A footnote dichotomizes sons of God and Angels plus giants as on the view proposed “benei elokim is understood to refer to princes, noblemen and judges, the term nephilim may very well still be referring to angels and giants” and I would elucidate that the sons of God are Angels and the Nephilim are their giant offspring.
Now, that the sons of God “abused their power” is accurate regardless of the view but that they went about “raping anyone they fancied, and forcing any women who got married to have relations with them first” is certainly not biblical. On this point, the Bible simply relates that “they took them wives of all which they chose” and there is no reason to think that this means anything more than that they chose a woman of their fancy and married her.

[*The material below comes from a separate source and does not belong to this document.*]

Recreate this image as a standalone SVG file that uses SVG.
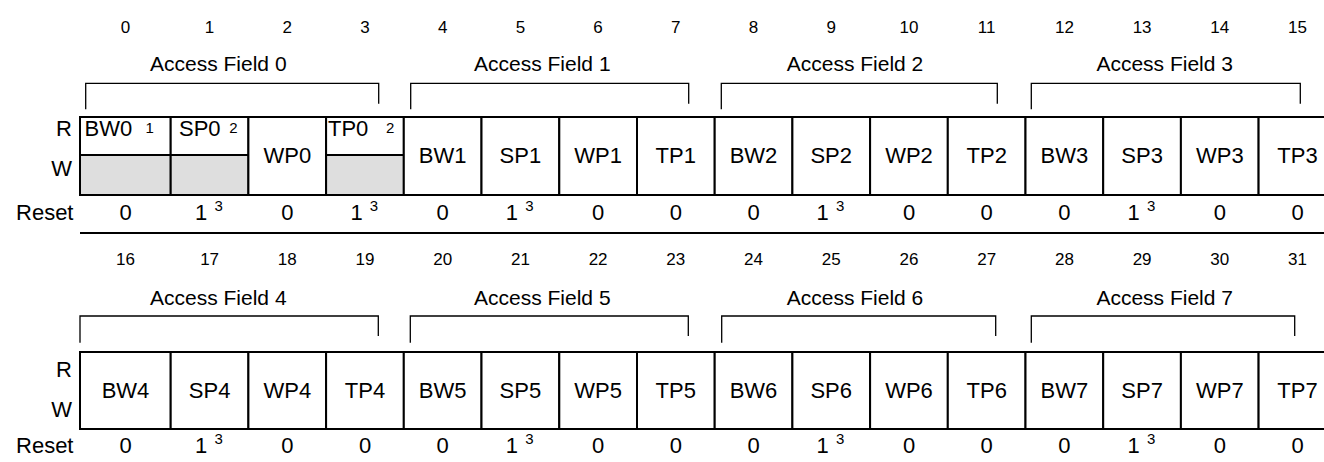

On a related note, note that Midrash Genesis Rabbah 30:7 states:

The Nephilim were in the earth . . . the same were the Gibborim (E.V. ‘mighty men’) that were of old (vi, 4). They were called by seven names: Nephilim, Emim, Refaim, Gibborim, Zamzumim, Anakim, and Awim?
Emim signifies that their dread (emah) fell upon all ; Refaim, that all who saw them melted (nirpeh) like wax. Gibborim : R. Abba said in R. Johanan’s name : The marrow of each one’s thigh bone was eighteen cubits long. Zamzumim: R. Jose b. R. Hanina said: They were the greatest of all masters of the arts of war. Anakim : The Rabbis explained it as signifying that they were loaded with chains (‘anakim) upon chains. R. Aha said: Their necks reached (onkim) the globe of the sun and they demanded: ‘Send us down rain/ Awim denotes that they cast the world into ruins, were themselves driven from the world in ruin, and caused the world to be ruined… [first ellipses in original].

For the reference to Gibborim a footnotes points out that this term “denotes mighty, great” and I know not if by marrow the reference is to the size of the bone itself: in any case, accorind to an 18 inch cubit this would make the thigh bone alone 27 feet.
For Zamzumim, a footnote reads that this “does not actually explain the meaning of the word…but is a comment on their might.”
That they “were loaded with chains (‘anakim) upon chains” is footnoted to mean “As ornaments” so like Mr. T yet, we are also told that as per Jastrow’s Talmudic Dictionary “(reading d’otb) : they increased the chains (* anakim) around the necks (‘anakdm) — they subjugated many people. “
On “the globe of the sun” statement, Jastrow’s has that “they seized (fr. anak ‘to press’, ‘force/ ‘rule’) the globe of the sun” oooh, that must’a hurt!